Um dia, de repente, o muro entre as duas Berlins desaba e com ele todo o sistema soviético. As Alemanhas, outrora tão diferentes, emergem unificadas. De um dia para o outro, os circos (propriedades do Estado) foram se fechando e os treinadores despedidos de seus ofícios artísticos. Não só Ursula, a domadora, como Toska estavam desempregadas.
O desencanto típico com o mundo pós-soviético atingiu as duas amigas. Enquanto Ursula viveria o resto dos seus dias em luto, Toska foi vendida ao Jardim Zoológico de Berlim onde, seguindo os passos da mãe, dedicaria o resto dos seus dias à escrita das memórias de sua amiga.
Ursula viveu mais dez anos depois da demissão. Ela estava decepcionada com a humanidade e não queria ter que dedicar muita energia a qualquer ser humano, nem a si mesma. […] assumi a tarefa de trazer sua vida ao papel. Diga-me: qual ursa no passado conseguiu escrever a vida de sua amiga humana? […]
Foi dito à época que a velha rigidez da mentalidade soviética tinha arrancado de Toska seus instintos maternais quando Knut nasceu, embora isso soasse ridículo até mesmo para um urso-polar. Essa tese, Tawada rejeitou com veemência.
O bicho
O ano era 2006, o céu já se tornara cinza em Berlim e os olhos do mundo se viraram àquela tragédia quase humana (se fosse uma vida humana, decerto teria sido esquecida pelos tabloides na manhã seguinte, mas por ser um urso partilhando de nossa miséria, tornou-se espetáculo do dia para a noite). Enquanto Toska se dedicava a escrita das memórias de sua amiga, Knut era criado pelos homens.
Embora Knut não tivesse que dançar ou ser treinado para um espetáculo de circo, assim como sua mãe, ele não deixava de ser uma atração. Já nascera uma celebridade e quando se deu conta, haviam filas para o ver.
Enquanto outros nomes da literatura tenham transformado os homens em animais, como no poema O Bicho, de Manuel Bandeira, na obra de Tawada o caminho é inverso: Knut é humanizado ao ponto de se questionar sobre sua origem como urso. Para ele, sua mãe é o cuidador que o amamentou quando criança, não Toska.

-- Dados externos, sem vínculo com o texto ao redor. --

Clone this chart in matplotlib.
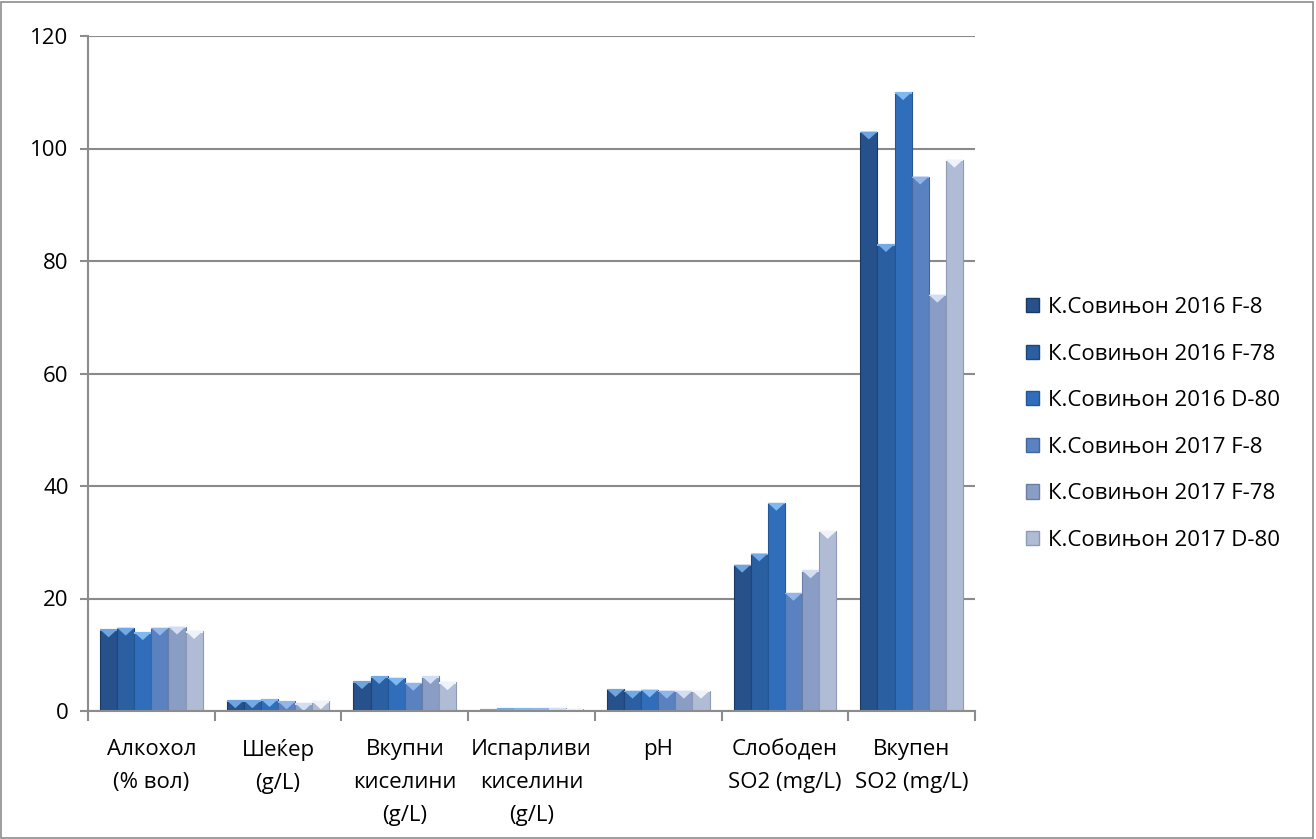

Se tudo tivesse ocorrido de acordo com a ordem natural, eu teria encontrado um corpo maternal na caverna. Mas na caverna onde cresci, não havia nada. Na frente do meu nariz havia um muro. Meu anseio pelo mundo além do muro não seria uma prova de que eu era berlinense? […]
No resto do livro, Knut viverá sob as reflexões acerca de um urso-polar fora de seu habitat natural, o que é possuir uma família e à ingênua espera dos leves flocos de neve, que ele sempre anseia ver no inverno.
Para além da prosa de Tawada, Knut viria a morrer em 2011, devido a uma encefalite, como o urso mais famoso do mundo.
Arremate
Como toda fábula, Memórias de um Urso-Polar tem uma moral catártica a nos ensinar, embora ela não esteja explícita no concluir da obra. Diferente das fábulas de Esopo, podemos buscar várias morais na história de Tawada. Esse é um daqueles livros que nos vai ensinar diferentes coisas à medida em que o (re)lemos em diferentes momentos da vida.
Referências
TAWADA, Yoko. Memórias de um Urso-Polar. Tradução de Lúcia C. de Abreu, Gerson R. Neumann. Todavia, 2019.
[1] Akzentfrei e Überseezungen, sem traduções para o português.
[2] Adalbert von Chamisso, autor francês que renunciou a sua língua materna para escrever em alemão.